First welcome to the UK, sorry about the weather. If you are arriving from the US then you’ll probably be landing at Heathrow or Gatwick airport near London. Firstly, don’t think about renting a car if you are staying in the centre of London, traffic is a nightmare, there is congestion charge of £11.50 a day, and parking is very expensive. The standard of driving is also not the best (just think of Ben Hur). Public transport is your best option for this part of your trip.
If you intend to explore the rest of the UK, especially the more out of the way places then a car would be your best option so here are some completely unauthorised but practical tips and quirks about driving in the UK for the first time.
Choosing Your Car
Most cars in the UK are manual (stick shift) so make sure you specify an Automatic if you are not used to driving these. Also, the big difference – the steering wheel is on the right (the ‘correct’ side of the car) and we drive on the left, definitely the most important thing to remember!
Apart from the transmission, the cars are no longer that different from the US. UK cars tend to be slightly smaller but not as small as they used to be and the engine sizes are generally smaller although this bears no resemblance to their speed. Most Europeans do like a bit of speed, we’ll get onto that later.
There is a range of road types and speed limits but generally speaking, you will encounter:
- Town roads and built up areas where the speed limit is usually 30 mph
- Single carriageway roads – 60mph
- Dual carriageways and motorways – 70mph
However, as you drive along your first motorway and had to guess what the speed limit was by the other cars, you would probably answer 80, 85…. maybe 90 mph.
Surprisingly, the highest speed limit is 70 mph but you will be sitting with the lorries (trucks) on the inside lane.
This brings onto another significant difference to US driving. Apart from very few instances (such as in traffic jams or leaving the motorway in a designated left turn lane), you are not allowed to undertake. The outer lanes of a motorway are for overtaking, Once, you have passed, DO NOT sit there in the outer lane, pull back over to the inside lane. If you don’t you will soon experience the wrath of a senior sales rep in his Audi flashing his lights only inches behind you.
An important note – unlike mainland Europe, we British are not big ‘horn blowers‘. When it is used, it is often the last step before extreme violence ensues.
Don’t worry too much about roundabouts, you shouldn’t get stuck on one like Chevy Chase In National Lampoon’s European Vacation – “Hey look, kids, there’s Big Ben and there’s Parliament.” There are lots of different styles, some with arrows on the road, some with traffic lights, but the basic rules apply.
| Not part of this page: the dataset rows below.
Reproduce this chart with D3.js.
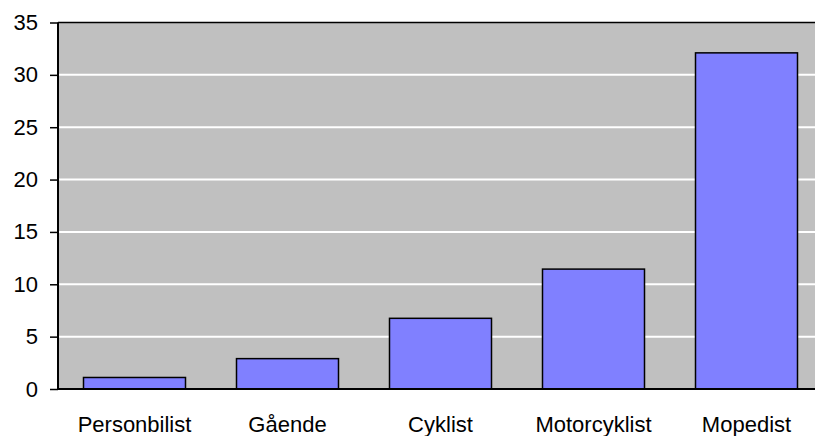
<!DOCTYPE html>
<html><head><meta charset="utf-8">
<script src="https://cdn.jsdelivr.net/npm/d3@7"></script>
<style>body{margin:0;background:#fff}svg{display:block}</style>
</head><body>
<script>
const categories = ["Personbilist", "Gående", "Cyklist", "Motorcyklist", "Mopedist"];
const values = [1.1, 2.9, 6.75, 11.45, 32.1];
const yTicks = [0, 5, 10, 15, 20, 25, 30, 35];

const W = 815, H = 436;
const m = {left: 58, top: 22.5, bottom: 389};
const plotRight = 823;
const svg = d3.select("body").append("svg").attr("width", W).attr("height", H)
  .style("font-family", "'Liberation Sans', Arial, sans-serif");

const x = d3.scaleBand().domain(categories).range([m.left, plotRight]).paddingInner(1/3).paddingOuter(1/6);
const y = d3.scaleLinear().domain([0, 35]).range([m.bottom, m.top]);

svg.append("rect").attr("x", m.left).attr("y", m.top).attr("width", plotRight - m.left).attr("height", m.bottom - m.top).attr("fill", "#c0c0c0");

svg.append("g").selectAll("line").data(yTicks.filter(d => d > 0 && d < 35)).join("line")
  .attr("x1", m.left).attr("x2", plotRight).attr("y1", d => y(d)).attr("y2", d => y(d))
  .attr("stroke", "#fff").attr("stroke-width", 2);

svg.append("line").attr("x1", m.left).attr("x2", plotRight).attr("y1", m.top).attr("y2", m.top).attr("stroke", "#000").attr("stroke-width", 1.5);

svg.append("g").selectAll("rect").data(values).join("rect")
  .attr("x", (d, i) => x(categories[i])).attr("width", x.bandwidth())
  .attr("y", d => y(d)).attr("height", d => y(0) - y(d))
  .attr("fill", "#8080ff").attr("stroke", "#000").attr("stroke-width", 1.5);

const yAxis = svg.append("g").attr("transform", `translate(${m.left},0)`)
  .call(d3.axisLeft(y).tickValues(yTicks).tickSize(8).tickPadding(12).tickFormat(d3.format("d")));
yAxis.select(".domain").attr("stroke-width", 2).attr("d", `M0,${m.top}V${m.bottom}`);
yAxis.selectAll(".tick line").attr("stroke-width", 1.5);
yAxis.selectAll("text").attr("font-size", 22).attr("fill", "#000").attr("font-family", "'Liberation Sans', Arial, sans-serif");

const xAxis = svg.append("g").attr("transform", `translate(0,${m.bottom})`)
  .call(d3.axisBottom(x).tickSize(0).tickPadding(27));
xAxis.select(".domain").attr("stroke-width", 2).attr("d", `M${m.left},0H${plotRight}`);
xAxis.selectAll("text").attr("font-size", 22).attr("fill", "#000").attr("font-family", "'Liberation Sans', Arial, sans-serif");
</script>
</body></html>
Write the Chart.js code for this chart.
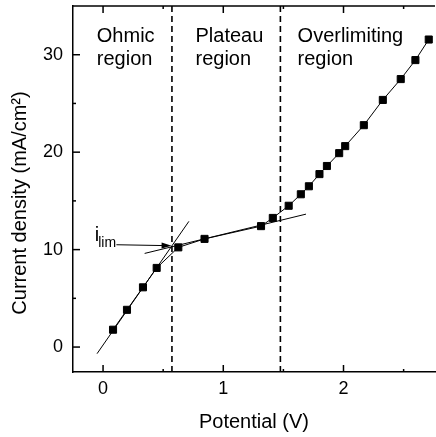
<!DOCTYPE html>
<html>
<head>
<meta charset="utf-8">
<script src="https://cdn.jsdelivr.net/npm/chart.js@4.4.1/dist/chart.umd.min.js"></script>
<style>
  html, body { margin: 0; padding: 0; background: #fff; overflow: hidden; }
</style>
</head>
<body>
<canvas id="chartIV" width="441" height="437"></canvas>
<script>
// measured points
const potential = [0.083, 0.199, 0.332, 0.446, 0.626, 0.844, 1.314, 1.412, 1.544, 1.645,
                   1.712, 1.80, 1.862, 1.964, 2.014, 2.169, 2.327, 2.476, 2.598, 2.709]
const current = [1.78, 3.82, 6.13, 8.12, 10.23, 11.1, 12.41, 13.25, 14.5, 15.68,
                 16.5, 17.75, 18.58, 19.9, 20.62, 22.77, 25.36, 27.5, 29.45, 31.56]

// fitted lines
const ohmicFitX = [-0.05, 0.714]
const ohmicFitY = [-0.68, 12.9]
const plateauFitX = [0.346, 1.688]
const plateauFitY = [9.61, 13.64]

// region boundaries
const boundaries = [0.573, 1.475]
const regionNames = [['Ohmic', 'region'], ['Plateau', 'region'], ['Overlimiting', 'region']]

// axes
const xMajor = [0, 1, 2]
const xMinor = [0.5, 1.5, 2.5]
const yMajor = [0, 10, 20, 30]
const yMinor = [5, 15, 25]
const xRange = [-0.25, 2.761]
const yRange = [-2.56, 35]

const FONT = '"Liberation Sans", Arial, Helvetica, sans-serif'

const toPts = (xs, ys) => xs.map((x, i) => ({ x, y: ys[i] }))

// inward ticks, top border and annotations
const decor = {
    id: 'decor',
    afterDraw(chart) {
        const { ctx, chartArea: a, scales: { x, y } } = chart
        ctx.save()
        ctx.strokeStyle = '#000'
        ctx.lineWidth = 1.5

        // top border
        ctx.beginPath()
        ctx.moveTo(a.left, a.top)
        ctx.lineTo(a.right, a.top)
        ctx.stroke()

        const tick = (vals, len) => {
            vals.forEach(v => {
                const px = x.getPixelForValue(v)
                ctx.beginPath()
                ctx.moveTo(px, a.bottom); ctx.lineTo(px, a.bottom - len)
                ctx.moveTo(px, a.top); ctx.lineTo(px, a.top + len)
                ctx.stroke()
            })
        }
        const tickY = (vals, len) => {
            vals.forEach(v => {
                const py = y.getPixelForValue(v)
                ctx.beginPath()
                ctx.moveTo(a.left, py); ctx.lineTo(a.left + len, py)
                ctx.stroke()
            })
        }
        tick(xMajor, 7); tick(xMinor, 3)
        tickY(yMajor, 7); tickY(yMinor, 3)

        // region labels
        ctx.fillStyle = '#000'
        ctx.font = '20px ' + FONT
        ctx.textBaseline = 'alphabetic'
        ctx.textAlign = 'left'
        const labelX = [-0.052, 0.769, 1.618]
        regionNames.forEach((lines, i) => {
            const px = x.getPixelForValue(labelX[i])
            ctx.fillText(lines[0], px, y.getPixelForValue(31.26))
            ctx.fillText(lines[1], px, y.getPixelForValue(28.9))
        })

        // i_lim label
        const ix = x.getPixelForValue(-0.069)
        const iy = y.getPixelForValue(10.84)
        ctx.font = '20px ' + FONT
        ctx.fillText('i', ix, iy)
        const iw = ctx.measureText('i').width
        ctx.font = '14px ' + FONT
        ctx.fillText('lim', ix + iw - 1, iy + 6)

        // arrow
        const x0 = x.getPixelForValue(0.111), y0 = y.getPixelForValue(10.5)
        const x1 = x.getPixelForValue(0.57), y1 = y.getPixelForValue(10.4)
        const ang = Math.atan2(y1 - y0, x1 - x0)
        ctx.lineWidth = 1
        ctx.beginPath()
        ctx.moveTo(x0, y0); ctx.lineTo(x1 - 8 * Math.cos(ang), y1 - 8 * Math.sin(ang))
        ctx.stroke()
        ctx.beginPath()
        ctx.moveTo(x1, y1)
        ctx.lineTo(x1 - 10 * Math.cos(ang) + 3 * Math.sin(ang), y1 - 10 * Math.sin(ang) - 3 * Math.cos(ang))
        ctx.lineTo(x1 - 10 * Math.cos(ang) - 3 * Math.sin(ang), y1 - 10 * Math.sin(ang) + 3 * Math.cos(ang))
        ctx.closePath()
        ctx.fill()

        // y axis title
        ctx.font = '20px ' + FONT
        ctx.textAlign = 'center'
        ctx.textBaseline = 'middle'
        ctx.translate(20, 203)
        ctx.rotate(-Math.PI / 2)
        ctx.fillText('Current density (mA/cm²)', 0, 0)
        ctx.restore()
    }
}

new Chart(document.getElementById('chartIV'), {
    type: 'scatter',
    data: {
        datasets: [
            {
                label: 'data',
                data: toPts(potential, current),
                showLine: true,
                borderColor: '#000',
                borderWidth: 1,
                pointStyle: 'rect',
                pointRadius: 5,
                pointBackgroundColor: '#000',
                pointBorderColor: '#000',
                pointBorderWidth: 1,
                order: 1
            },
            {
                label: 'ohmic fit',
                data: toPts(ohmicFitX, ohmicFitY),
                showLine: true,
                borderColor: '#000',
                borderWidth: 1,
                pointRadius: 0,
                order: 2
            },
            {
                label: 'plateau fit',
                data: toPts(plateauFitX, plateauFitY),
                showLine: true,
                borderColor: '#000',
                borderWidth: 1,
                pointRadius: 0,
                order: 2
            },
            ...boundaries.map(b => ({
                label: 'boundary',
                data: [{ x: b, y: yRange[0] }, { x: b, y: yRange[1] }],
                showLine: true,
                borderColor: '#000',
                borderWidth: 1.6,
                borderDash: [6, 4],
                pointRadius: 0,
                order: 3
            }))
        ]
    },
    options: {
        responsive: false,
        animation: false,
        events: [],
        layout: { padding: { top: 5, right: 0, bottom: 0, left: 0 } },
        scales: {
            x: {
                type: 'linear',
                min: xRange[0],
                max: xRange[1],
                afterBuildTicks: s => { s.ticks = xMajor.map(v => ({ value: v })) },
                afterFit: s => { s.height = 65; s.paddingLeft = 0; s.paddingRight = 0 },
                grid: { display: false, drawTicks: false },
                border: { display: true, color: '#000', width: 1.5 },
                ticks: { color: '#000', padding: 6, font: { family: FONT, size: 18 } },
                title: {
                    display: true,
                    text: 'Potential (V)',
                    color: '#000',
                    font: { family: FONT, size: 20 },
                    padding: { top: 0, bottom: 3 }
                }
            },
            y: {
                type: 'linear',
                min: yRange[0],
                max: yRange[1],
                afterBuildTicks: s => { s.ticks = yMajor.map(v => ({ value: v })) },
                afterFit: s => { s.width = 73; s.paddingTop = 0; s.paddingBottom = 0 },
                grid: { display: false, drawTicks: false },
                border: { display: true, color: '#000', width: 1.5 },
                ticks: { color: '#000', padding: 10, font: { family: FONT, size: 18 } }
            }
        },
        plugins: {
            legend: { display: false },
            tooltip: { enabled: false }
        }
    },
    plugins: [decor]
})
</script>
</body>
</html>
In all cases, give priority to traffic approaching from your right which is already on the roundabout.
Turning Left (1st Exit) – approach in the left-hand lane and signal left, turn left.
Straight On (2nd Exit) – approach in the left-hand lane but do not signal, keep left as you go around the roundabout, once you have passed the first exit signal left and turn off at the 2nd exit.
Turning Right (3rd Exit) – approach in the right-hand lane if there are two lanes, indicating right. Enter and go around the roundabout on the inside still indicating right until you have gone past the second exit, then indicate left and leave at the third exit. Be careful there is no one on your outside as you exit, there shouldn’t be if they are driving correctly but be careful!
There are a lot of speed cameras especially in towns so watch your speed. On motorways, there is also a trend for average speed checks with cameras monitoring your speed over a long stretch of road.
Variable speed limits are also used on busy stretches of motorways like the M25 around London. These are often backed with speed cameras so again, make sure you slow down.
Petrol Stations (Gas Stations)
Not much difference here except that you are not required to pre-pay, just go into the shop once you filled up. Regular unleaded is green and diesel is black coloured at the pump. The regular lowest grade of unleaded petrol is 95 RON which is much higher than the US regular.
When you are in the petrol station you must try a ‘Ginsters Pasty’, the Culinary Excellence for any long distance driver.
Unlike the gas stations in Mississippi, we stopped at, ninja throwing stars are not available in UK petrol stations.
Useful Driving Related British Words & Phrases
- Car Hire – Car Rental
- Saloon – Sedan
- People Carrier – Mini Van
- Estate – Station Wagon
- Boot – Trunk
- Bonnet – Hood
- Manual – Stick Shift
- Windscreen – Windshield
- Handbrake – Parking Brake
- Petrol – Gas
- Motorway – Freeway
- Car Park – Parking Lot
- Give Way – Yield
- Slip Road – On / Off-Ramp
- Lorry – Truck
- Central Reservation – Median
- Pedestrian Crossing – Crosswalk
- Flyover – Overpass
- Indicator – Turn Signal
- Wing – Fender
We hope you haven’t been put off from driving in the UK, it’s not really that different from driving in the USA. Renting a car will give you the freedom to explore the UK in your own time and discover the real Britain, it can be very different from London.
If you have visited the UK, how did you find the driving? Did we leave out anything important?